The two alloy partners 150a, 150b are expediently applied by deposition and subsequent patterning, by etching, for example. A masked depositing is also conceivable.
Although the present invention has been described above with reference to preferred exemplary embodiments, it is not limited thereto but rather is modifiable in many ways.
In particular, the present invention may be used not only for micromechanical infrared sensor devices, but for any micromechanical components having a capping.
In addition to the combination of Au and Si, in particular Al, Ge, or other metal/metal alloys or metal/semiconductor alloys that are free from outgassing are also possible alloy materials. In this context, one alloy material partner respectively exists on the cap edge before the eutectic bonding, and the respective other material partner exists on the future sealing surface of the sensor wafer.

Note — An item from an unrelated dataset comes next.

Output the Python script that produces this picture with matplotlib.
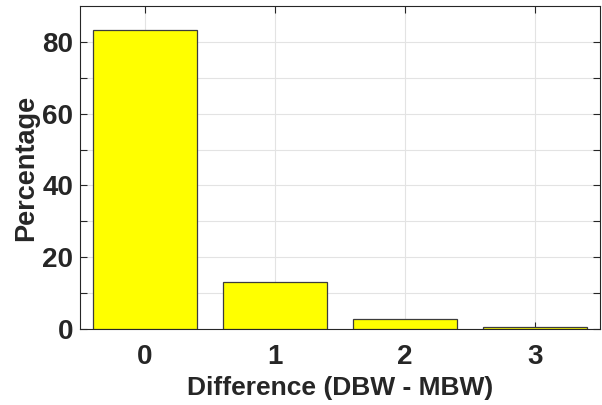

Sensors in the form of infrared sensor devices having such a construction may be used as individual sensors for radiation temperature measurement and/or infrared gas sensor technology, for example, but also as an integrated remote or proximal infrared array for the detection of thermograms or living things in safety engineering or in vehicle night-vision systems.
While the above-mentioned specific embodiment describes the connection of a cap chip to a sensor chip, the present invention is also applicable to the connection of a cap wafer to a sensor wafer or to other capped components.